%%
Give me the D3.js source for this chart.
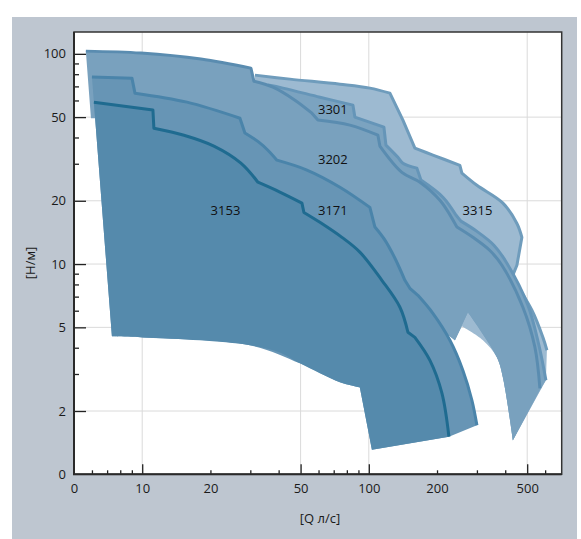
<!DOCTYPE html>
<html>
<head>
<meta charset="utf-8">
<script src="https://cdn.jsdelivr.net/npm/d3@7"></script>
<style>
  body { margin: 0; background: #fff; }
  svg { display: block; font-family: "Open Sans", "DejaVu Sans", sans-serif; }
  .tick text { font-size: 13px; fill: #1a1a1a; }
  .tick line { stroke: #222; stroke-width: 1.3; }
</style>
</head>
<body>
<div id="chart"></div>
<script>
// series names, back to front
const series = ["3315", "3301", "3202", "3171", "3153"];

// [Q л/с, H м] points. Each edge is a list of smooth runs,
// consecutive runs are joined by straight steps.
const top3153 = [
  [[6.12,58.9],[11.15,54.0]],
  [[11.26,44.3],[15.28,41.0],[20.72,36.4],[27.26,30.2],[32.41,24.5]],
  [[32.41,24.5],[40.5,22.0],[50.69,19.5]],
  [[51.72,17.6],[60.83,15.8],[76.1,13.4],[91.3,11.4],[114.2,8.37],[137.2,6.23],[148.8,4.74]],
  [[159.7,4.48],[186.1,3.48],[210.2,2.43],[225.7,1.51]]
];
const bottom3153 = [
  [[103.2,1.31]],
  [[91.3,2.59],[74.57,2.74],[49.67,3.37],[40.5,3.80],[29.88,4.11],[17.97,4.34],[10.07,4.48],[7.35,4.53]]
];

const top3171 = [
  [[6.00,77.5],[9.01,76.6]],
  [[9.29,65.0],[15.75,58.9],[27.0,49.4]],
  [[28.39,42.0],[32.7,38.0],[35.86,34.8],[39.3,31.2]],
  [[39.3,31.2],[53.32,28.0],[74.57,23.2],[101.1,18.6]],
  [[106.4,15.0],[117.8,13.0],[130.4,10.66],[144.3,8.37]],
  [[151.8,7.67],[164.7,7.10]],
  [[164.7,7.10],[191.8,5.83],[228.0,4.34],[260.2,3.12],[285.1,2.25],[300.0,1.71]]
];
const bottom3171 = [
  [[225.7,1.51]],
  [[103.2,1.31]],
  [[91.3,2.59],[74.57,2.74],[49.67,3.37],[29.88,4.11],[10.07,4.48],[7.35,4.53]],
  [[6.12,58.9]]
];

const top3202 = [
  [[5.64,103.0],[9.87,100.8],[18.16,94.4],[30.18,85.5]],
  [[31.1,74.1],[37.74,69.4],[47.2,60.2],[56.09,52.2]],
  [[59.61,48.4],[82.5,45.8],[109.7,41.0]],
  [[111.9,36.4],[140.0,27.3],[168.1,24.5],[206.0,20.1],[235.1,16.2]],
  [[244.8,15.0],[288.0,13.4],[342.2,11.6],[386.7,9.87],[478.6,6.23],[540.8,4.02],[569.0,2.56]]
];
const bottom3202 = [
  [[432.5,1.45],[390.7,2.89],[367.5,3.60],[273.7,5.90]],
  [[257.5,5.11]],
  [[239.9,4.34]],
  [[186.1,5.40],[82.5,11.6],[29.88,20.1],[10.81,38.8],[6.31,49.4]],
  [[5.94,49.4]]
];

const top3301 = [
  [[35.9,71.0],[41.77,68.7],[60.83,62.2],[85.1,57.0]],
  [[86.8,50.0],[116.6,44.8]],
  [[119.0,36.8],[134.4,32.2],[141.4,30.2],[163.0,28.6]],
  [[169.8,25.1],[212.3,20.8],[242.3,17.1]],
  [[254.9,16.0],[300.0,14.3],[356.4,12.3],[406.8,10.1],[503.6,6.37],[563.3,4.11],[604.8,2.80]]
];
const bottom3301 = [
  [[574.8,2.56]],
  [[432.5,1.45],[390.7,2.89],[367.5,3.60],[273.7,5.90]],
  [[257.5,5.11]],
  [[239.9,4.34]],
  [[186.1,5.40],[82.5,11.6],[49.67,43.3],[35.86,67.2]]
];

const top3315 = [
  [[31.44,79.2],[44.86,75.8],[74.57,71.7],[101.1,68.7],[123.9,65.0]],
  [[141.4,48.4]],
  [[159.7,35.6],[191.8,33.0],[252.3,29.5]],
  [[257.5,27.1],[300.0,23.7],[390.7,19.5],[450.4,15.6],[473.8,13.4]],
  [[450.4,9.87]],
  [[428.2,8.65],[524.5,6.03],[586.6,4.48],[610.9,3.89]]
];
const bottom3315 = [
  [[604.8,2.80]],
  [[432.5,1.45],[390.7,2.89],[367.5,3.60],[318.9,4.34],[257.5,5.06]],
  [[239.9,4.34]],
  [[186.1,5.40],[82.5,11.6],[49.67,48.4],[31.44,74.1]]
];

// where each name sits, [Q, H]
const labelPoints = [[301.6,18.0],[69.4,54.6],[69.4,31.5],[69.4,18.1],[23.3,18.1]];

// ticks
const xLabelValues = [5, 10, 20, 50, 100, 200, 500];
const xLabels = ["0", "10", "20", "50", "100", "200", "500"];
const xLong = [10, 50, 100, 500];
const xShort = [6, 7, 8, 9, 20, 30, 40, 60, 70, 80, 90, 200, 300, 400, 600];
const xGrid = [10, 50, 100, 500];

const yLabelValues = [1, 2, 5, 10, 20, 50, 100];
const yLabels = ["0", "2", "5", "10", "20", "50", "100"];
const yLong = [2, 5, 10, 20, 50, 100];
const yShort = [3, 4, 6, 7, 8, 9, 30, 40, 60, 70, 80, 90];
const yGrid = [2, 5, 10, 20, 50];

const tops = { "3153": top3153, "3171": top3171, "3202": top3202, "3301": top3301, "3315": top3315 };
const bottoms = { "3153": bottom3153, "3171": bottom3171, "3202": bottom3202, "3301": bottom3301, "3315": bottom3315 };

const fills = { "3315": "#9dbad1", "3301": "#7ba3c0", "3202": "#79a1be", "3171": "#6795b5", "3153": "#558aac" };
const strokes = { "3315": "#6f9cbc", "3301": "#6595b8", "3202": "#5a8cb0", "3171": "#4a84aa", "3153": "#1f6b90" };

var margin = { top: 32, right: 19.3, bottom: 64.7, left: 74 };
var width = 581, height = 539;
var plotW = width - margin.left - margin.right,
  plotH = height - margin.top - margin.bottom;

var svg = d3.select("#chart").append("svg")
  .attr("width", width)
  .attr("height", height);

// grey panel
svg.append("rect")
  .attr("x", 12).attr("y", 17)
  .attr("width", 565).attr("height", 522)
  .attr("fill", "#bec6d0");

svg.append("rect")
  .attr("x", margin.left).attr("y", margin.top)
  .attr("width", plotW).attr("height", plotH)
  .attr("fill", "#fff");

var x = d3.scaleLog().domain([5, 710]).range([margin.left, margin.left + plotW]);
var y = d3.scaleLog().domain([1, 127]).range([margin.top + plotH, margin.top]);

// GRID
svg.append("g").selectAll("line").data(xGrid).enter().append("line")
  .attr("x1", d => x(d)).attr("x2", d => x(d))
  .attr("y1", margin.top).attr("y2", margin.top + plotH)
  .attr("stroke", "#dadada").attr("stroke-width", 1);

svg.append("g").selectAll("line").data(yGrid).enter().append("line")
  .attr("y1", d => y(d)).attr("y2", d => y(d))
  .attr("x1", margin.left).attr("x2", margin.left + plotW)
  .attr("stroke", "#dadada").attr("stroke-width", 1);

// RANGES
var curved = d3.line()
  .x(d => x(d[0]))
  .y(d => y(d[1]))
  .curve(d3.curveCatmullRom.alpha(0.5));

// smooth inside a run, straight between runs
function runsPath(runs, isStart) {
  return runs.map((r, i) => {
    var s = curved(r).replace(/Z$/, "");
    return i === 0 && isStart ? s : "L" + s.slice(1);
  }).join("");
}

var ranges = svg.append("g").selectAll("g")
  .data(series).enter().append("g")
  .attr("class", d => "range r" + d);

ranges.append("path")
  .attr("d", d => runsPath(tops[d], true) + runsPath(bottoms[d], false) + "Z")
  .attr("fill", d => fills[d]);

ranges.append("path")
  .attr("d", d => runsPath(tops[d], true))
  .attr("fill", "none")
  .attr("stroke", d => strokes[d])
  .attr("stroke-width", 3)
  .attr("stroke-linejoin", "round");

// NAMES
svg.append("g").selectAll("text")
  .data(series).enter().append("text")
  .attr("x", (d, i) => x(labelPoints[i][0]))
  .attr("y", (d, i) => y(labelPoints[i][1]))
  .attr("text-anchor", "middle")
  .attr("dominant-baseline", "central")
  .style("font-size", "13px")
  .style("fill", "#111")
  .text(d => d);

// AXES
var gx = svg.append("g").attr("transform", `translate(0, ${margin.top + plotH})`);
gx.append("g").call(d3.axisBottom(x).tickValues(xShort).tickSize(-4).tickFormat(""));
gx.append("g").call(d3.axisBottom(x).tickValues(xLong).tickSize(-10).tickFormat(""));
gx.append("g").call(
  d3.axisBottom(x).tickValues(xLabelValues).tickSize(0).tickPadding(9)
    .tickFormat((d, i) => xLabels[i])
);
gx.selectAll(".domain").remove();

var gy = svg.append("g").attr("transform", `translate(${margin.left}, 0)`);
gy.append("g").call(d3.axisLeft(y).tickValues(yShort).tickSize(-5).tickFormat(""));
gy.append("g").call(d3.axisLeft(y).tickValues(yLong).tickSize(-12).tickFormat(""));
gy.append("g").call(
  d3.axisLeft(y).tickValues(yLabelValues).tickSize(0).tickPadding(8)
    .tickFormat((d, i) => yLabels[i])
);
gy.selectAll(".domain").remove();
svg.selectAll(".tick text").style("font-family", "'Open Sans', 'DejaVu Sans', sans-serif");

// frame
svg.append("rect")
  .attr("x", margin.left).attr("y", margin.top)
  .attr("width", plotW).attr("height", plotH)
  .attr("fill", "none").attr("stroke", "#333").attr("stroke-width", 1.5);
svg.append("path")
  .attr("d", `M${margin.left},${margin.top}V${margin.top + plotH}H${margin.left + plotW}`)
  .attr("fill", "none").attr("stroke", "#2a2a2a").attr("stroke-width", 2);

// axis titles
svg.append("text")
  .attr("transform", "translate(30, 263) rotate(-90)")
  .attr("text-anchor", "middle")
  .attr("dominant-baseline", "central")
  .style("font-size", "13px").style("fill", "#1a1a1a")
  .text("[H/м]");

svg.append("text")
  .attr("x", 320).attr("y", 518)
  .attr("text-anchor", "middle")
  .attr("dominant-baseline", "central")
  .style("font-size", "13px").style("fill", "#1a1a1a")
  .text("[Q л/с]");
</script>
</body>
</html>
%%
◆ Problem description: Copy all the lines above that hold the string "chart".

◆ Answer for the task:
Give me the D3.js source for this chart.
<div id="chart"></div>
var svg = d3.select("#chart").append("svg")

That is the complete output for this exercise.